▶ Given exercise:
Look for "this" in each line of the entries, and return the matching lines.
* START Information provided *
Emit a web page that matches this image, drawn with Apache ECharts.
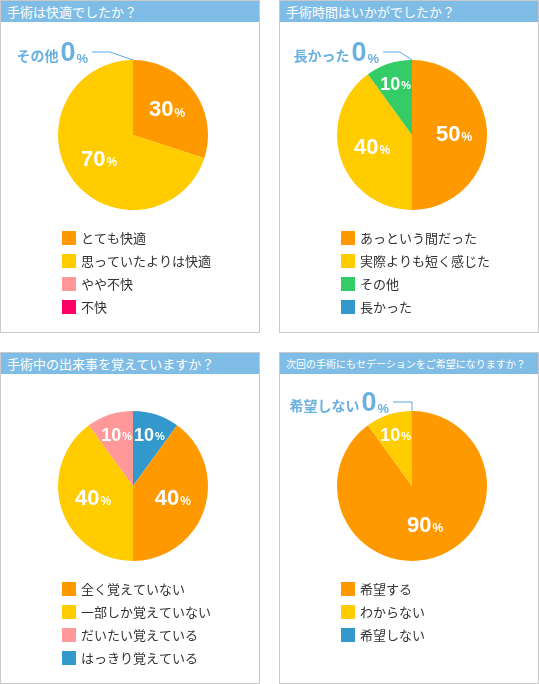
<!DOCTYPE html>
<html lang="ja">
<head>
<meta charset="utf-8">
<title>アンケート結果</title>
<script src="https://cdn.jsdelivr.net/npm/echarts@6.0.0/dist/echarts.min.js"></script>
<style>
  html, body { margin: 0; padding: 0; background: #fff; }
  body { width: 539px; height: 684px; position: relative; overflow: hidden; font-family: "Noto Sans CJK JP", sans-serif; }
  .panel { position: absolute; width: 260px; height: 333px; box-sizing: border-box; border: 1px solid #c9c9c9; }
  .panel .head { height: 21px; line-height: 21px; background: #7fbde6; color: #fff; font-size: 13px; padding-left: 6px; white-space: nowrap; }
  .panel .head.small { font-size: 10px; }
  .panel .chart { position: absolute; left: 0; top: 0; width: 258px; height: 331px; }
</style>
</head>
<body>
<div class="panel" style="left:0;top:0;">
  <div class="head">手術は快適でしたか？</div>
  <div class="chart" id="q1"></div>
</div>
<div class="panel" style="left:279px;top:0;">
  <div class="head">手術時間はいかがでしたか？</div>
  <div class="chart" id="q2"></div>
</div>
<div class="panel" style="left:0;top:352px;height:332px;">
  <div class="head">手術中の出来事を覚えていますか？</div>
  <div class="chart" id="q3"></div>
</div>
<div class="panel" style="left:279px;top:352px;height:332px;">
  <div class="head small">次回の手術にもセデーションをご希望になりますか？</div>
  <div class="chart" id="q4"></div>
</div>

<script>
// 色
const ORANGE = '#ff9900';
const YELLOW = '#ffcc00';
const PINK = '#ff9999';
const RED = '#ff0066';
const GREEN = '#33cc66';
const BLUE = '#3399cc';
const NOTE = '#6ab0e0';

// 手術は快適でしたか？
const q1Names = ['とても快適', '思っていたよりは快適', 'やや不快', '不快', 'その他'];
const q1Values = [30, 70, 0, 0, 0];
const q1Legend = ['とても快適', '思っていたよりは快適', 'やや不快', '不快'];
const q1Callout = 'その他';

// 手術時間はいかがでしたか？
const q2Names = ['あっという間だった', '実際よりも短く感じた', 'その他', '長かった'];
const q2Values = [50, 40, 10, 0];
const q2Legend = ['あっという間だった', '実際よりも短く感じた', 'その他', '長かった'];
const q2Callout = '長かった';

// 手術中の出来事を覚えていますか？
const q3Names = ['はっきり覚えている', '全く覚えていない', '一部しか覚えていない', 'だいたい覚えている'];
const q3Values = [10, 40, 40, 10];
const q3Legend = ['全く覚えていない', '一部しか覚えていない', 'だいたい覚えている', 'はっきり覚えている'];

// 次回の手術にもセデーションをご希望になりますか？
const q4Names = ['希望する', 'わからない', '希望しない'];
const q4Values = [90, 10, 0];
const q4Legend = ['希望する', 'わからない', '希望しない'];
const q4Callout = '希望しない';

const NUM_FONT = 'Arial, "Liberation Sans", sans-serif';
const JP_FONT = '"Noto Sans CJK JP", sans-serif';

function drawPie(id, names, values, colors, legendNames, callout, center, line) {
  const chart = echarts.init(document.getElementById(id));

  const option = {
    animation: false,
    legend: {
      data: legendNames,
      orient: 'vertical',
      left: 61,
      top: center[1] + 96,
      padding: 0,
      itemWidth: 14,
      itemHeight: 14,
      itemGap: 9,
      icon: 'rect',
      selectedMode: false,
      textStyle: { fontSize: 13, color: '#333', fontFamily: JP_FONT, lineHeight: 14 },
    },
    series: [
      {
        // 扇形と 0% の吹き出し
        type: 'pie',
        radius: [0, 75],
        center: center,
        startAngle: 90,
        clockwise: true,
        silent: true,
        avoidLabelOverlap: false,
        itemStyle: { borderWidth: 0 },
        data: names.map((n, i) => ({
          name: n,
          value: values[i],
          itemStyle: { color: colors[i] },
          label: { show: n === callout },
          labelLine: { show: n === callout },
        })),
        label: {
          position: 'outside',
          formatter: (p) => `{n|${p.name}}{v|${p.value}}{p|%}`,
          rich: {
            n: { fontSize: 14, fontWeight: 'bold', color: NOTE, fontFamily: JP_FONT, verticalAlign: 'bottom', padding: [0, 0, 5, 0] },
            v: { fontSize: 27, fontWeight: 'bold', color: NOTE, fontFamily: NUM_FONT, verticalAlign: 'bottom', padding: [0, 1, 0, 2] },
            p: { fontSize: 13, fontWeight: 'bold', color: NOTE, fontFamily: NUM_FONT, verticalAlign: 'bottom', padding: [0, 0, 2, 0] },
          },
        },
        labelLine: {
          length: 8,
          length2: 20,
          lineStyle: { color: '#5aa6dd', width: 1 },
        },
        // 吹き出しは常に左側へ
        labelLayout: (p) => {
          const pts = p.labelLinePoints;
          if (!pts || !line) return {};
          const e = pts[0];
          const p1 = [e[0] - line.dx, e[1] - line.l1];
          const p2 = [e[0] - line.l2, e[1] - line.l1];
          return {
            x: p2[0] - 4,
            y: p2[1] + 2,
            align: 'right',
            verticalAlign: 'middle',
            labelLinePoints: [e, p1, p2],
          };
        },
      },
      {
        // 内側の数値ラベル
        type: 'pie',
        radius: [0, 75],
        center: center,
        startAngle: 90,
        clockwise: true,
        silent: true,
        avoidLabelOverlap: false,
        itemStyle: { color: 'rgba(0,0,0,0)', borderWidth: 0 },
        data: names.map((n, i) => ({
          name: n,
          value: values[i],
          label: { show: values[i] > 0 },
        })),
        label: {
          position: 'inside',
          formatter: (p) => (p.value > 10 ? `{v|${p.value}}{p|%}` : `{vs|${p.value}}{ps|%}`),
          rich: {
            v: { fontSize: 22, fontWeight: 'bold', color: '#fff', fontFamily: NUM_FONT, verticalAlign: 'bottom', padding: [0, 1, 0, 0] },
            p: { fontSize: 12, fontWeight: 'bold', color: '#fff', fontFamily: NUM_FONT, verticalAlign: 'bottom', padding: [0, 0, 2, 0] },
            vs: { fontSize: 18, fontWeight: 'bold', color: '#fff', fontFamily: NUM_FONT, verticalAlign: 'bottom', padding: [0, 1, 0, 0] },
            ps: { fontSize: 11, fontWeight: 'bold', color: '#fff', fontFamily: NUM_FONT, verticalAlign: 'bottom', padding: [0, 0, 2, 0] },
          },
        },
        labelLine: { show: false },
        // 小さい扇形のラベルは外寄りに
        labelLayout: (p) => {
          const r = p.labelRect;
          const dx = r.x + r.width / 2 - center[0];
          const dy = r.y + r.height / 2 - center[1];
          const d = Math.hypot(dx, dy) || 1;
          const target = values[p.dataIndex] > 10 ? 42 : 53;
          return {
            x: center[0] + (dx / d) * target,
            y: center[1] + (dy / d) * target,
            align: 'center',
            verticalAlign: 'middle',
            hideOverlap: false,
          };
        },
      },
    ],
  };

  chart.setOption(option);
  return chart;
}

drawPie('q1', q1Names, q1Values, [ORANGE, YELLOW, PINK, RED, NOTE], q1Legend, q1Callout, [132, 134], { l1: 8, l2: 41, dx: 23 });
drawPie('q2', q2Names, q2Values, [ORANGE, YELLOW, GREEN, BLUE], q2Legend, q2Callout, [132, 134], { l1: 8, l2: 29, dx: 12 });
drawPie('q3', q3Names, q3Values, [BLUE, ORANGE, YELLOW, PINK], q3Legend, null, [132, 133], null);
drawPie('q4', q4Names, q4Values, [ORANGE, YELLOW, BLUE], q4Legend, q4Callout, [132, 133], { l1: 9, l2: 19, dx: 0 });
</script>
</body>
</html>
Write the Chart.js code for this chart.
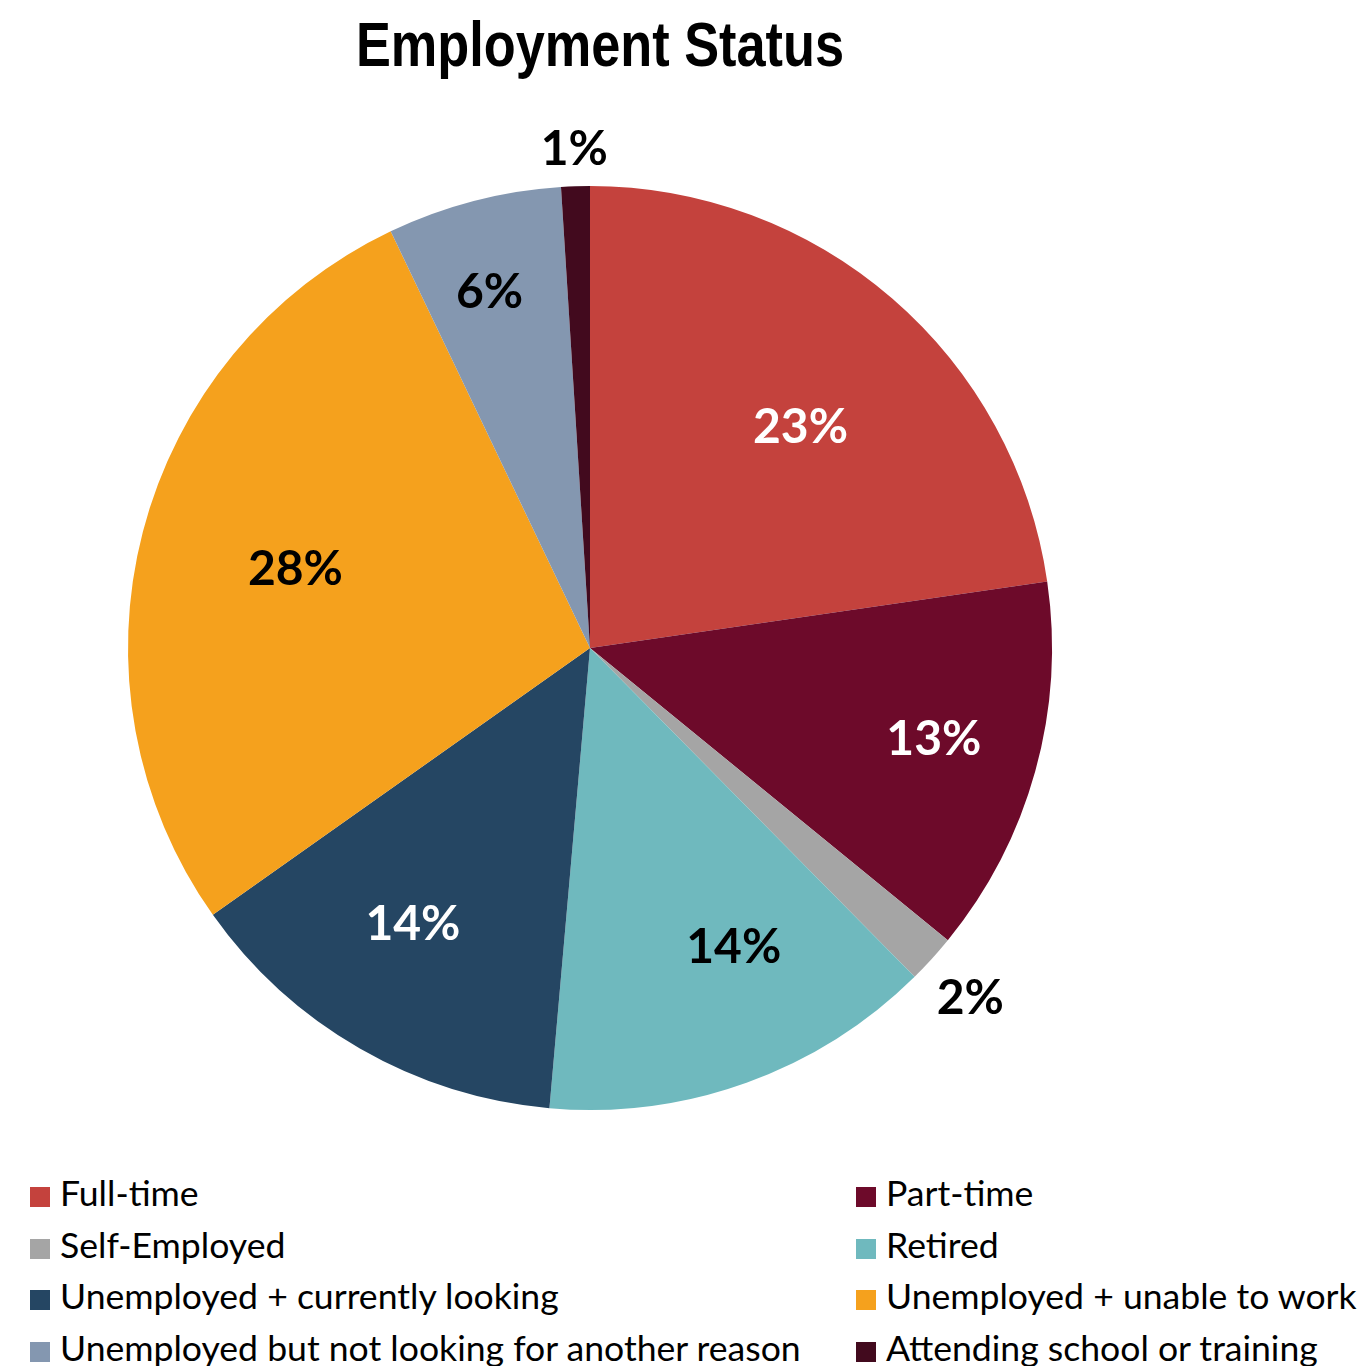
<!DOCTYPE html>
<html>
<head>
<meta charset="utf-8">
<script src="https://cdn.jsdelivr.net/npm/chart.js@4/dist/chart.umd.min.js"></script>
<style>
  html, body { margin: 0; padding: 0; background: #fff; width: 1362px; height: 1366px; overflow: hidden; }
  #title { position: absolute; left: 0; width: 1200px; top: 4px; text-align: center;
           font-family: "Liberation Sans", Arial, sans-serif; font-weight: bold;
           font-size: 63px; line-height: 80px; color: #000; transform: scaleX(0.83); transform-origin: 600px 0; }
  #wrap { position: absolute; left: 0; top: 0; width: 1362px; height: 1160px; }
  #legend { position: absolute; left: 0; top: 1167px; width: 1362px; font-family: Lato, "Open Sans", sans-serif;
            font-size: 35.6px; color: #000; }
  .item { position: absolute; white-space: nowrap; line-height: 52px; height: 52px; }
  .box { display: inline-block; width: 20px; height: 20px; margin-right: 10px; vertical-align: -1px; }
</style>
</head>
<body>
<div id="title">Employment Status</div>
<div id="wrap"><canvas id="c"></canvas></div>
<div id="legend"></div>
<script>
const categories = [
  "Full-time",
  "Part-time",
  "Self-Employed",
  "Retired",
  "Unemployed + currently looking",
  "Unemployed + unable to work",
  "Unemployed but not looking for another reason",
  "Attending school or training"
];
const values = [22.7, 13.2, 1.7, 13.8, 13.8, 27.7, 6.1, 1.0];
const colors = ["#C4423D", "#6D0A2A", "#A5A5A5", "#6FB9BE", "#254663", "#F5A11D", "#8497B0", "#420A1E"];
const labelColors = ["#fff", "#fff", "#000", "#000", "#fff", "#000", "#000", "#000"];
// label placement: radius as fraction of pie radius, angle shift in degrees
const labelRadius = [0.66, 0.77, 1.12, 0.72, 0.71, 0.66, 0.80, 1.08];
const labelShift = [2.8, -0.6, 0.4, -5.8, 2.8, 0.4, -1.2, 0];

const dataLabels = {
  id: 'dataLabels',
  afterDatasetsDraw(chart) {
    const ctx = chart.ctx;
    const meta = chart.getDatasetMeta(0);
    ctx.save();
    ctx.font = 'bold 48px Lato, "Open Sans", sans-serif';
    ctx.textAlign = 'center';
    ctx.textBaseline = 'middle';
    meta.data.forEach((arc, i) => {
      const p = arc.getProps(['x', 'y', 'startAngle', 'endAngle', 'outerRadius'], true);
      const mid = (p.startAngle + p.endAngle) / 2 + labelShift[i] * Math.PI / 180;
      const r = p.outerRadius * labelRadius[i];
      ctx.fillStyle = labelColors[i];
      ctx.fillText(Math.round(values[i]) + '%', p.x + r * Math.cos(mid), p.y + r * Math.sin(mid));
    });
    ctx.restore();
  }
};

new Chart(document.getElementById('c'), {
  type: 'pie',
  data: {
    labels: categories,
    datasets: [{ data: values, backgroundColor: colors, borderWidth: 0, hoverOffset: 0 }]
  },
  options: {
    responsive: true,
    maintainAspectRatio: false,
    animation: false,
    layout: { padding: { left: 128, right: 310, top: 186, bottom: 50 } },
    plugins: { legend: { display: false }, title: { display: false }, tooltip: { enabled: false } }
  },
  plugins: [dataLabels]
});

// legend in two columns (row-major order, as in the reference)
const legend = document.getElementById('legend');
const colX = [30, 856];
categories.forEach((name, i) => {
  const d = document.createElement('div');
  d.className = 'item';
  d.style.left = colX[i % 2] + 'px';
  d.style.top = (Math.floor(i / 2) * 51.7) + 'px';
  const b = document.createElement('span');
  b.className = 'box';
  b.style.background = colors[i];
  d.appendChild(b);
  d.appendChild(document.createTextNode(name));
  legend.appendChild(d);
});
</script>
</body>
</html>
* END Information provided *
▶ Answer:
Emit a web page that matches this image, drawn with Apache ECharts.
Write the Chart.js code for this chart.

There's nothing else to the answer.